En 1971, cela fait déjà vingt ans que Joseph Losey est devenu un cinéaste britannique, suite à son exil forcé de Hollywood pour cause de maccarthysme. Pour la troisième fois, après The Servant (1964) et Accident (1967), il collabore avec le dramaturge Harold Pinter, qui adapte pour lui un roman de L.P. Hartley. Losey en tire l’un de ses plus beaux films.
Le Messager commence en 1900, dans une somptueuse demeure campagnarde où débarque Leo, jeune garçon d’origine modeste invité pour les vacances par un camarade issu de l’aristocratie. Choyé, le visiteur devient une attraction, avant d’être utilisé comme messager par Marian, la sœur de son ami, qui le charge de transmettre des lettres à son amant, métayer dans une ferme voisine. D’extérieur à ce monde, Leo devient alors un maillon essentiel des petits commerces sexuels que celui-ci entretient au-delà des apparences.
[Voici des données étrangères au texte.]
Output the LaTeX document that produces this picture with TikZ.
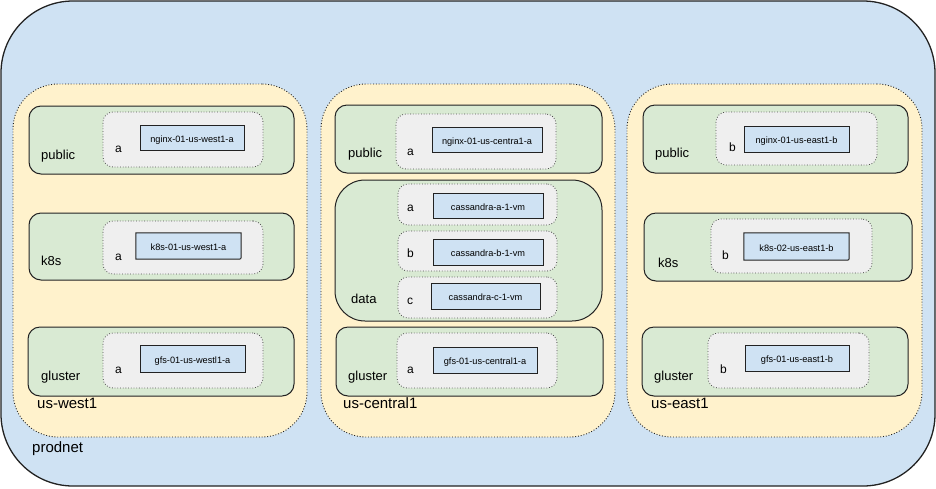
\documentclass[tikz,border=0pt]{standalone}
\usepackage{fontspec}
\setmainfont{Liberation Sans}
\usetikzlibrary{fit}
\definecolor{netblue}{HTML}{CFE2F3}
\definecolor{regyellow}{HTML}{FFF2CC}
\definecolor{subgreen}{HTML}{D9EAD3}
\definecolor{zonegray}{HTML}{EFEFEF}
\definecolor{vmblue}{HTML}{CFE2F3}
\definecolor{inkdark}{HTML}{222222}
\tikzset{
  netbox/.style={draw=inkdark, line width=1.3pt, fill=netblue, rounded corners=72pt, inner sep=0pt},
  regionbox/.style={draw=inkdark, line width=0.9pt, dash pattern=on 0.9pt off 1.9pt, fill=regyellow, rounded corners=45pt, inner sep=0pt},
  subnetbox/.style={draw=inkdark, line width=1pt, fill=subgreen, rounded corners=12pt, inner sep=0pt},
  zonebox/.style={draw=inkdark!80, line width=0.8pt, dash pattern=on 0.8pt off 1.9pt, fill=zonegray, rounded corners=10pt, inner sep=0pt},
  vmfill/.style={fill=vmblue, inner sep=0pt, anchor=center, text height=9pt, text depth=0pt, font=\fontsize{9.2}{11}\selectfont},
  vmbox/.style={vmfill, draw=inkdark, line width=1pt},
  vmedge/.style={draw=inkdark, line width=1pt},
  biglbl/.style={anchor=base west, inner sep=0pt, font=\fontsize{15}{18}\selectfont},
  sublbl/.style={anchor=base west, inner sep=0pt, font=\fontsize{13}{16}\selectfont},
  zonelbl/.style={anchor=base west, inner sep=0pt, font=\fontsize{12}{14}\selectfont},
}
\begin{document}
\begin{tikzpicture}[x=1pt, y=-1pt]
\useasboundingbox (0,0) rectangle (936,488);

% prodnet
\node[netbox, fit={(1,1) (935,486)}] (prodnet) {};
\node[biglbl] (prodnetL) at (32,452) {prodnet};

% regions
\node[regionbox, fit={(13,84) (307,437)}] (west) {};
\node[regionbox, fit={(321,84) (615,437)}] (central) {};
\node[regionbox, fit={(627,84) (922,437)}] (east) {};
\node[biglbl] (westL) at (37,408) {us-west1};
\node[biglbl] (centralL) at (343,408) {us-central1};
\node[biglbl] (eastL) at (651,408) {us-east1};

% subnets
\node[subnetbox, fit={(29,106) (294,174)}] (wpub) {};
\node[subnetbox, fit={(29,213) (294,280)}] (wk8s) {};
\node[subnetbox, fit={(28,327) (294,396)}] (wglu) {};
\node[subnetbox, fit={(335,105) (602,173)}] (cpub) {};
\node[subnetbox, rounded corners=30pt, fit={(335,180) (602,321)}] (cdata) {};
\node[subnetbox, fit={(336,327) (603,396)}] (cglu) {};
\node[subnetbox, fit={(643,105) (908,173)}] (epub) {};
\node[subnetbox, fit={(644,213) (912,281)}] (ek8s) {};
\node[subnetbox, fit={(642,327) (908,396)}] (eglu) {};

\node[sublbl] (wpubL) at (41,159) {public};
\node[sublbl] (wk8sL) at (41,265) {k8s};
\node[sublbl] (wgluL) at (41,380) {gluster};
\node[sublbl] (cpubL) at (348,157) {public};
\node[sublbl] (cdataL) at (351,303) {data};
\node[sublbl] (cgluL) at (348,380) {gluster};
\node[sublbl] (epubL) at (655,157) {public};
\node[sublbl] (ek8sL) at (658,267) {k8s};
\node[sublbl] (egluL) at (654,380) {gluster};

% zones
\node[zonebox, fit={(103,112) (263,167)}] (wpubz) {};
\node[zonebox, fit={(103,221) (263,274)}] (wk8sz) {};
\node[zonebox, fit={(103,333) (263,388)}] (wgluz) {};
\node[zonebox, fit={(396,114) (556,169)}] (cpubz) {};
\node[zonebox, fit={(398,184) (557,225)}] (cdataz1) {};
\node[zonebox, fit={(398,231) (557,271)}] (cdataz2) {};
\node[zonebox, fit={(398,277) (557,318)}] (cdataz3) {};
\node[zonebox, fit={(397,333) (557,388)}] (cgluz) {};
\node[zonebox, fit={(716,112) (877,165)}] (epubz) {};
\node[zonebox, fit={(711,219) (872,273)}] (ek8sz) {};
\node[zonebox, fit={(708,333) (869,388)}] (egluz) {};

\node[zonelbl] (wpubzL) at (115,152) {a};
\node[zonelbl] (wk8szL) at (115,260) {a};
\node[zonelbl] (wgluzL) at (115,373) {a};
\node[zonelbl] (cpubzL) at (407,155) {a};
\node[zonelbl] (cdataz1L) at (407,211) {a};
\node[zonelbl] (cdataz2L) at (407,257.5) {b};
\node[zonelbl] (cdataz3L) at (407,304) {c};
\node[zonelbl] (cgluzL) at (407,373) {a};
\node[zonelbl] (epubzL) at (729,151.5) {b};
\node[zonelbl] (ek8szL) at (722,259.5) {b};
\node[zonelbl] (egluzL) at (720,373.5) {b};

% VMs
\node[vmbox, minimum width=104pt, minimum height=25pt] (vm1) at (192,137.5) {nginx-01-us-west1-a};
\node[vmfill, minimum width=105pt, minimum height=26pt] (vm2) at (188.5,246) {k8s-01-us-west1-a};
\draw[vmedge] (vm2.north west) -- (vm2.north east) -- ([yshift=4pt]vm2.south east)
  .. controls (vm2.south east) .. ([xshift=-4pt]vm2.south east) -- (vm2.south west) -- cycle;
\node[vmbox, minimum width=105pt, minimum height=27pt] (vm3) at (192.5,358.5) {gfs-01-us-westl1-a};
\node[vmbox, minimum width=110pt, minimum height=25pt] (vm4) at (487,139.5) {nginx-01-us-centra1-a};
\node[vmbox, minimum width=110pt, minimum height=25pt] (vm5) at (488,205.5) {cassandra-a-1-vm};
\node[vmbox, minimum width=110pt, minimum height=26pt] (vm6) at (488,252) {cassandra-b-1-vm};
\node[vmbox, minimum width=109pt, minimum height=26pt] (vm7) at (485.5,296) {cassandra-c-1-vm};
\node[vmbox, minimum width=104pt, minimum height=26pt] (vm8) at (485,360) {gfs-01-us-central1-a};
\node[vmbox, minimum width=105pt, minimum height=26pt] (vm9) at (796.5,139) {nginx-01-us-east1-b};
\node[vmfill, minimum width=105pt, minimum height=27pt] (vm10) at (796.5,246.5) {k8s-02-us-east1-b};
\draw[vmedge] (vm10.north west) -- (vm10.north east) -- ([yshift=4pt]vm10.south east)
  .. controls (vm10.south east) .. ([xshift=-4pt]vm10.south east) -- (vm10.south west) -- cycle;
\node[vmbox, minimum width=104pt, minimum height=26pt] (vm11) at (797,358) {gfs-01-us-east1-b};
\end{tikzpicture}
\end{document}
Ou plutôt en deçà, car tout l’enjeu du film est de révéler ce qui se passe en profondeur, dissimulé sous l’élégance et les conventions de la haute société victorienne.
Losey filme ce monde en de longs et sublimes plans souvent vides (le jardin) ou peuplés de corps immobiles, non dans un but illustratif mais en laissant toujours sentir – aidé en cela par la musique de Michel Legrand – qu’il y a quelque chose de caché, que ce que l’on voit (trop sage, trop propre, trop figé) n’est que la plus superficielle des couches successives de réalité. C’est en montrant peu que Losey laisse deviner beaucoup.
Le Messager étonne aussi par son rapport au temps : l’histoire racontée est théoriquement constituée des souvenirs que Leo se remémore, des décennies plus tard, lors d’un retour sur place. Mais le supposé flash-back devient récit au présent alors que l’époque « actuelle » prend la forme de flashes quasi subliminaux annonçant l’avenir, donc la mort du présent, en phase avec le désenchantement violent vécu par le personnage de Leo, dont Losey filme ainsi la fin de l’enfance.